(Prompt):
Omit all images. Transcribe the rest of the material below exactly.

(Dataset excerpt):
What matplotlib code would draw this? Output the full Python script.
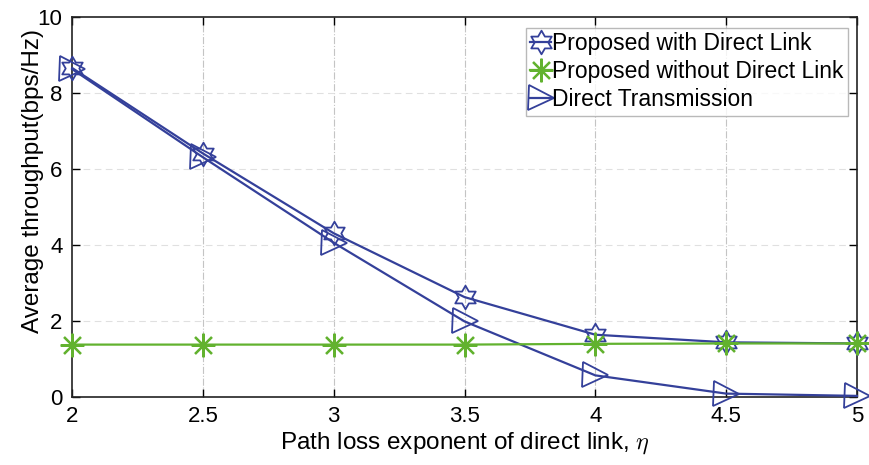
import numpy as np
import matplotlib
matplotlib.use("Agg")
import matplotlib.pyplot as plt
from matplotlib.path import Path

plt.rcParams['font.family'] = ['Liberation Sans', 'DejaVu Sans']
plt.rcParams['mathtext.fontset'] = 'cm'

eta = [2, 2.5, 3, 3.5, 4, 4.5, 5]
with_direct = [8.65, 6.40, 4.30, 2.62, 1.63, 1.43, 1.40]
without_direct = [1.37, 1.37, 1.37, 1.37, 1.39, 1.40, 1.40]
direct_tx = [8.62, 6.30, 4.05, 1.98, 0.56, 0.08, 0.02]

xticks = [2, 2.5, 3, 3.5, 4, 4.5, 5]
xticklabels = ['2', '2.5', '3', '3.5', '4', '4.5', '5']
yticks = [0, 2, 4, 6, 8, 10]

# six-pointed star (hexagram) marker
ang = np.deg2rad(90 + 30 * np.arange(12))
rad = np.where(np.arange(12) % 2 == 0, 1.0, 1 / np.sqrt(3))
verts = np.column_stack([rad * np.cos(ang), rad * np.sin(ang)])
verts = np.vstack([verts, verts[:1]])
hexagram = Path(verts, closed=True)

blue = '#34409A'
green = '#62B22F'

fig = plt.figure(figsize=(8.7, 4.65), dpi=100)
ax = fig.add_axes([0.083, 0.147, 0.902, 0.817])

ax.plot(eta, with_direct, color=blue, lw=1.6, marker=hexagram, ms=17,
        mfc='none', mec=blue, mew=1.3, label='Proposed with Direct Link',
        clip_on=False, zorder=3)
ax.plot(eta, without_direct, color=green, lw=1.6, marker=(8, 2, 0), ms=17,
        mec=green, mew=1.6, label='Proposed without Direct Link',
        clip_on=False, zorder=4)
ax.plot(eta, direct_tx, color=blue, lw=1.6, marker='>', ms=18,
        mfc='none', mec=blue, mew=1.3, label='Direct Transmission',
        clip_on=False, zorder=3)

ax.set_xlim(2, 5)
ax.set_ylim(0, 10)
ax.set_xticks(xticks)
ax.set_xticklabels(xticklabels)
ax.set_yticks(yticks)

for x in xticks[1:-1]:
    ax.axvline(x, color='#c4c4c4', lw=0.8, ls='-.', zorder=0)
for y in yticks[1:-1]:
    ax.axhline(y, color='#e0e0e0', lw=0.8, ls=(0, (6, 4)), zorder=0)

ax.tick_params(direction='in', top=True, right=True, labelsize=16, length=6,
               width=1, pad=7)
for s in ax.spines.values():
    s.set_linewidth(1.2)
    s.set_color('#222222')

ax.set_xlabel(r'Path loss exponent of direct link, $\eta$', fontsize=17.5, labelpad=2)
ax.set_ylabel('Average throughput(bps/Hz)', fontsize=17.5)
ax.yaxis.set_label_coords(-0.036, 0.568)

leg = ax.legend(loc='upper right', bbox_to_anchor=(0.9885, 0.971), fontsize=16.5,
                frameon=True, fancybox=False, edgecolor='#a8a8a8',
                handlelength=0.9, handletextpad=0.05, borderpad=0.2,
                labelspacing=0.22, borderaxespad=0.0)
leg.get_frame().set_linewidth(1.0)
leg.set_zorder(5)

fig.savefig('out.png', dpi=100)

(Answer to this problem):
What matplotlib code would draw this? Output the full Python script.
import numpy as np
import matplotlib
matplotlib.use("Agg")
import matplotlib.pyplot as plt
from matplotlib.path import Path

plt.rcParams['font.family'] = ['Liberation Sans', 'DejaVu Sans']
plt.rcParams['mathtext.fontset'] = 'cm'

eta = [2, 2.5, 3, 3.5, 4, 4.5, 5]
with_direct = [8.65, 6.40, 4.30, 2.62, 1.63, 1.43, 1.40]
without_direct = [1.37, 1.37, 1.37, 1.37, 1.39, 1.40, 1.40]
direct_tx = [8.62, 6.30, 4.05, 1.98, 0.56, 0.08, 0.02]

xticks = [2, 2.5, 3, 3.5, 4, 4.5, 5]
xticklabels = ['2', '2.5', '3', '3.5', '4', '4.5', '5']
yticks = [0, 2, 4, 6, 8, 10]

# six-pointed star (hexagram) marker
ang = np.deg2rad(90 + 30 * np.arange(12))
rad = np.where(np.arange(12) % 2 == 0, 1.0, 1 / np.sqrt(3))
verts = np.column_stack([rad * np.cos(ang), rad * np.sin(ang)])
verts = np.vstack([verts, verts[:1]])
hexagram = Path(verts, closed=True)

blue = '#34409A'
green = '#62B22F'

fig = plt.figure(figsize=(8.7, 4.65), dpi=100)
ax = fig.add_axes([0.083, 0.147, 0.902, 0.817])

ax.plot(eta, with_direct, color=blue, lw=1.6, marker=hexagram, ms=17,
        mfc='none', mec=blue, mew=1.3, label='Proposed with Direct Link',
        clip_on=False, zorder=3)
ax.plot(eta, without_direct, color=green, lw=1.6, marker=(8, 2, 0), ms=17,
        mec=green, mew=1.6, label='Proposed without Direct Link',
        clip_on=False, zorder=4)
ax.plot(eta, direct_tx, color=blue, lw=1.6, marker='>', ms=18,
        mfc='none', mec=blue, mew=1.3, label='Direct Transmission',
        clip_on=False, zorder=3)

ax.set_xlim(2, 5)
ax.set_ylim(0, 10)
ax.set_xticks(xticks)
ax.set_xticklabels(xticklabels)
ax.set_yticks(yticks)

for x in xticks[1:-1]:
    ax.axvline(x, color='#c4c4c4', lw=0.8, ls='-.', zorder=0)
for y in yticks[1:-1]:
    ax.axhline(y, color='#e0e0e0', lw=0.8, ls=(0, (6, 4)), zorder=0)

ax.tick_params(direction='in', top=True, right=True, labelsize=16, length=6,
               width=1, pad=7)
for s in ax.spines.values():
    s.set_linewidth(1.2)
    s.set_color('#222222')

ax.set_xlabel(r'Path loss exponent of direct link, $\eta$', fontsize=17.5, labelpad=2)
ax.set_ylabel('Average throughput(bps/Hz)', fontsize=17.5)
ax.yaxis.set_label_coords(-0.036, 0.568)

leg = ax.legend(loc='upper right', bbox_to_anchor=(0.9885, 0.971), fontsize=16.5,
                frameon=True, fancybox=False, edgecolor='#a8a8a8',
                handlelength=0.9, handletextpad=0.05, borderpad=0.2,
                labelspacing=0.22, borderaxespad=0.0)
leg.get_frame().set_linewidth(1.0)
leg.set_zorder(5)

fig.savefig('out.png', dpi=100)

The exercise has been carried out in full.